Sovraesposizione e leva
La bassa volatilità, che viene letta come basso rischio, causa però un effetto moltiplicatore: porta infatti tanti investitori a sovraesporsi sui mercati azionari. E ora che quelli obbligazionari tremano per effetto della ritirata delle banche centrali, altri flussi arrivano ancora qui: sulle Borse globali. È per questo che l’esposizione netta sui mercati azionari degli hedge fund - secondo i dati di Bofa Merrill Lynch - ha raggiunto il massimo dal 2006. E i fondi speculativi non sono gli unici: anche altre tipologie di investitori sono molto esposte sulle Borse. Persino le famiglie americane che, secondo i dati della Federal Reserve, hanno investimenti in Borsa su livelli mai toccati dal 2000. In parte questo è dovuto alla bassa volatilità, che fa percepire bassi rischi sull’azionario.
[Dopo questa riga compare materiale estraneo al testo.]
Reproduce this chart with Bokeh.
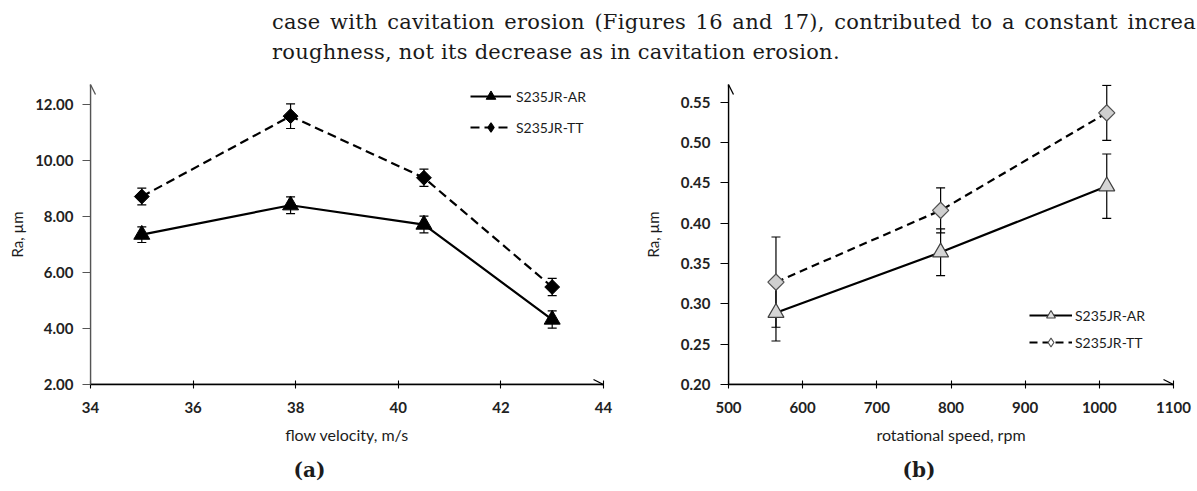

Non solo. La bassa volatilità spinge gli investitori, nella disperata caccia di rendimenti nell’era dei tassi a zero, anche ad aumentare la leva finanziaria. Dunque ad indebitarsi per comprare azioni. «Il rischio - scrivono Ed Fishwick e Jean Boivin di Blackrock - è che la bassa volatilità incentivi la costruzione di posizioni a leva nel cuore del sistema finanziario. Nel 2000 proprio questo comportamento rappresentò il seme della crisi». Non lascia dunque molto sereni notare che oggi le posizioni a leva sulla Borsa di Wall Street sono molto maggiori rispetto al 2000: il cosiddetto «margin debt» (cioè il debito contratto dagli investitori per acquistare azioni) nella Borsa Usa è infatti sui massimi storici, vicino a 600 miliardi di dollari. Anche questo è un moltiplicatore dei rialzi, quando le cose vanno bene, ma un moltiplicatore dei ribassi in caso di vento avverso.